La favorita

Crítica de Marina Yuszczuk - Las 12 - Página 12

De todas las “grandes” películas recientes protagonizadas por mujeres -que constituyen, es cierto, una novedad y una respuesta en cierta forma a la voluntad colectiva de reclamar más lugar en el cine-, La favorita debe ser la que más tiene para decir sobre el género. Lejos del paternalismo con algún destello de lucidez de Roma, de Cuarón, y de la tibieza con que la Suspiria de Luca Guadagnino trabaja el sexo y la brujería, La favorita hace con los géneros lo mejor que puede hacerse: usarlos para jugar. Y en ese sentido es una fiesta. Yorgos Lanthimos, que en sus anteriores películas estallaba de solemnidad y de la pretensión de resultar profundo, parte de una premisa que funciona perfecto: se puede hacer una película de época en la que cada elemento de esa época sea la excusa para un juego (como ya lo había hecho Sofia Coppola en María Antonieta, ese estallido de moda y cupcakes entre los cuales se hastiaba una niña rica con tristeza).

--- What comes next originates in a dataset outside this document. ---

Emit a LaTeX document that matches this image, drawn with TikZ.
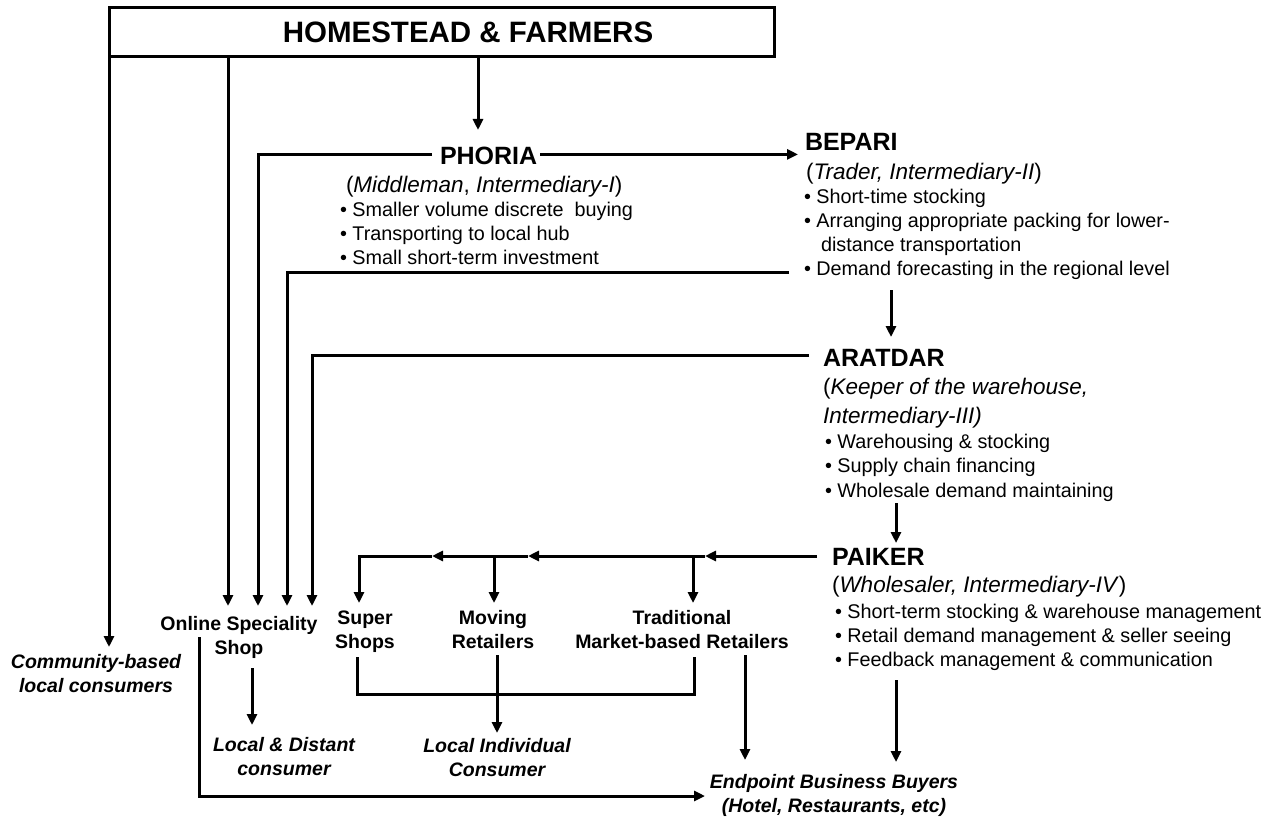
\documentclass[tikz,border=0pt]{standalone}
\usepackage{fontspec}
\setmainfont{Liberation Sans}
\usetikzlibrary{arrows.meta}
\newcommand{\colc}[1]{\begin{tabular}[t]{@{}c@{}}#1\end{tabular}}
\newcommand{\coll}[1]{\begin{tabular}[t]{@{}l@{}}#1\end{tabular}}
\begin{document}
\begin{tikzpicture}[x=1pt,y=-1pt,
  ln/.style={line width=3pt},
  arr/.style={line width=3pt,-{Triangle[length=11pt,width=10pt]}},
  txt/.style={inner sep=0pt,outer sep=0pt},
  ttl/.style={txt,anchor=base,font=\fontsize{29.5}{34}\selectfont\bfseries},
  head/.style={txt,anchor=base west,font=\fontsize{25}{30}\selectfont\bfseries},
  sub/.style={txt,anchor=base west,font=\fontsize{22.5}{29}\selectfont},
  bul/.style={txt,anchor=base west,font=\fontsize{19.8}{24}\selectfont},
  lbl/.style={txt,anchor=base,font=\fontsize{19.5}{24}\selectfont\bfseries},
  cons/.style={txt,anchor=base,font=\fontsize{19.5}{24}\selectfont\bfseries\itshape},
]
\useasboundingbox (0,0) rectangle (1276,818);

% top box
\node[draw,line width=3pt,minimum width=665pt,minimum height=49pt,anchor=north west,inner sep=0pt,outer sep=0pt] (home) at (109,8) {};
\node[ttl] (hometext) at (468,43) {HOMESTEAD \& FARMERS};

% PHORIA
\node[head] (phoria) at (440,165) {PHORIA};
\node[sub] (phoriasub) at (346,193) {(\textit{Middleman}, \textit{Intermediary-I})};
\node[bul] (phoriabul) at (340,217) {\coll{• Smaller volume discrete\ \ buying\\• Transporting to local hub\\• Small short-term investment}};

% BEPARI
\node[head] (bepari) at (805,151) {BEPARI};
\node[sub] (beparisub) at (806,180) {(\textit{Trader, Intermediary-II})};
\node[bul] (beparibul) at (804,204) {\coll{• Short-time stocking\\• Arranging appropriate packing for lower-\\\hspace*{17pt}distance transportation\\• Demand forecasting in the regional level}};

% ARATDAR
\node[head] (aratdar) at (823,366) {ARATDAR};
\node[sub] (aratsub) at (823,394) {\coll{(\textit{Keeper of the warehouse,}\\\textit{Intermediary-III)}}};
\node[bul,font=\fontsize{19.8}{24.5}\selectfont] (aratbul) at (825,448) {\coll{• Warehousing \& stocking\\• Supply chain financing\\• Wholesale demand maintaining}};

% PAIKER
\node[head] (paiker) at (832,565) {PAIKER};
\node[sub] (paikersub) at (832,592) {(\textit{Wholesaler, Intermediary-IV})};
\node[bul] (paikerbul) at (835,618) {\coll{• Short-term stocking \& warehouse management\\• Retail demand management \& seller seeing\\• Feedback management \& communication}};

% bottom labels
\node[cons] (comm) at (96,668) {\colc{Community-based\\local consumers}};
\node[lbl] (online) at (239,630) {\colc{Online Speciality\\Shop}};
\node[cons] (ldc) at (284,751) {\colc{Local \& Distant\\consumer}};
\node[lbl] (super) at (365,624) {\colc{Super\\Shops}};
\node[lbl] (moving) at (493,624) {\colc{Moving\\Retailers}};
\node[lbl] (trad) at (682,624) {\colc{Traditional\\Market-based Retailers}};
\node[cons] (lic) at (497,752) {\colc{Local Individual\\Consumer}};
\node[cons] (endp) at (834,788) {\colc{Endpoint Business Buyers\\(Hotel, Restaurants, etc)}};

% coordinates
\coordinate (tComm) at (109,647);
\coordinate (tOnA) at (228,606);
\coordinate (tOnB) at (258,606);
\coordinate (tOnC) at (287,606);
\coordinate (tOnD) at (312,606);
\coordinate (tPh) at (478,130);
\coordinate (cBep) at (789,272);
\coordinate (bA1) at (891,290);
\coordinate (bA2) at (891,337);
\coordinate (aP1) at (896,503);
\coordinate (aP2) at (896,543);
\coordinate (m1) at (705,556);
\coordinate (m2) at (528,556);
\coordinate (m3) at (432,556);
\coordinate (cS) at (359,556);
\coordinate (tS) at (359,603);
\coordinate (tM) at (494,603);
\coordinate (tT) at (693,603);
\coordinate (brA) at (357,657);
\coordinate (brB) at (357,694);
\coordinate (brC) at (694,694);
\coordinate (brD) at (694,657);
\coordinate (mv1) at (497,655);
\coordinate (mv2) at (497,733);
\coordinate (tr1) at (745,655);
\coordinate (tr2) at (745,760);
\coordinate (pk1) at (896,680);
\coordinate (pk2) at (896,762);
\coordinate (ol1) at (252,668);
\coordinate (ol2) at (252,725);
\coordinate (oe1) at (199,637);
\coordinate (oe2) at (199,796);
\coordinate (oe3) at (705,796);

% connectors from top box
\draw[arr] (home.south west) -- (tComm);
\draw[arr] (home.south -| tOnA) -- (tOnA);
\draw[arr] (home.south -| tPh) -- (tPh);

% PHORIA connectors
\draw[arr] ([xshift=-8pt,yshift=2pt]phoria.west) -| (tOnB);
\draw[arr,shorten >=7pt] ([xshift=3pt,yshift=2pt]phoria.east) -- ([yshift=2pt]phoria.east -| bepari.west);

% BEPARI connectors
\draw[arr] (cBep) -| (tOnC);
\draw[arr] (bA1) -- (bA2);

% ARATDAR connectors
\draw[arr] ([xshift=-14pt,yshift=2pt]aratdar.west) -| (tOnD);
\draw[arr] (aP1) -- (aP2);

% PAIKER connectors
\draw[arr] ([xshift=-15pt]paiker.west |- m1) -- (m1);
\draw[arr] (m1) -- (m2);
\draw[arr] (m2) -- (m3);
\draw[arr] (m3) -- (cS) -- (tS);
\draw[arr] (m2 -| tM) -- (tM);
\draw[arr] (m1 -| tT) -- (tT);
\draw[arr] (pk1) -- (pk2);

% retailers
\draw[ln] (brA) -- (brB) -- (brC) -- (brD);
\draw[arr] (mv1) -- (mv2);
\draw[arr] (tr1) -- (tr2);

% online shop
\draw[arr] (ol1) -- (ol2);
\draw[arr] (oe1) -- (oe2) -- (oe3);
\end{tikzpicture}
\end{document}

Un tablero demasiado rígido, en cierta forma –según las convenciones que indican que reyes y reinas se comportaban todo el tiempo exactamente igual que sus estiradísimos retratos–, en el que plantear jugadas inesperadas: eso es La favorita, y las fichas que Lanthimos pone en el tablero son inmejorables: Olivia Colman, Rachel Weisz, Emma Stone, un trío de mujeres que en los inicios de un muy ficcional siglo XVIII y en pleno centro de la política del reino son capaces de decirse una a la otra: “Cogeme”.

Ellas son la reina Ana (Olivia Colman), Sarah Churchill, su mano derecha (Rachel Weisz) y Abigail Masham. Sarah es la consejera de la reina y también su amante, cosa que se nos revela en besos tras las puertas con pasión real, o en momentos de intimidad y ternura en los que Sarah -que tiene un esposo en la guerra- cuida a la soberana, con la que tiene una amistad profunda desde que las dos eran niñas. La relación es lo suficientemente intensa e interesante como para tener, de por sí, varias facetas: no se trata para Sarah de conseguir un lugar de poder influenciando a la reina o de ser su amante de años, casi una esposa, sino de las dos cosas a la vez. La llegada de Abigail Masham (Emma Stone) no puede sino ser conflictiva: la chica empieza a trabajar en el palacio como sirvienta y viene de un matrimonio arreglado con un tipo horrible, al que soportó como pudo, pero Sarah, que es su prima, se encargará de tenderle la mano para que pueda volver a la realeza. La película deja en claro que estas son mujeres para las cuales acostarse con tipos, incluso satisfacerlos sexualmente o permitirles que se satisfagan con ellas, es parte de una rutina que también puede incluir fregar los pisos, para Abigail, o hablar en público, para la reina. Deberes, formalidades, entre los cuales se abren paso para dedicarse a lo que realmente les interesa. Que es, por supuesto, el poder, pero también el sexo.

El problema con el lugar de “favorita” de la reina, con lo tentador que pueda resultar, es que no es más que eso, un lugar, y toda la película se trata del intento de Abigail por reemplazar a Sarah en esa función. En esa disputa la reina, una mujer que parece vulnerable y algo deprimida, que perdió 17 hijos y los ha reemplazado por conejos, da la impresión de ser una figura pasiva, pero no es tan así: la originalidad de La favorita es que se trata de una película protagonizada por tres villanas a la vez, y esas villanas son maravillosas. Para cada una hay una construcción compleja y rica: la reina es vulnerable, un cuerpo sufrido y a la vez grandiosa en un traje de montar ortopédico que parece una armadura de caballería, Sarah es una especie de pirata que se viste de varón la mitad del tiempo y hasta se dibuja un bigote, Abigail juega a la mosquita muerta y a la comedia física pero a la vez destila su veneno. Y si unx se puede sobreponer a los mil recursos técnicos con los que Lanthimos enturbia este triángulo brillante, la sorpresa es una película que es comedia y tragedia a la vez, con un toque brutal, y con el tipo de heroínas que el cine clásico supo derrochar, unas que hacen estallar cualquier agenda.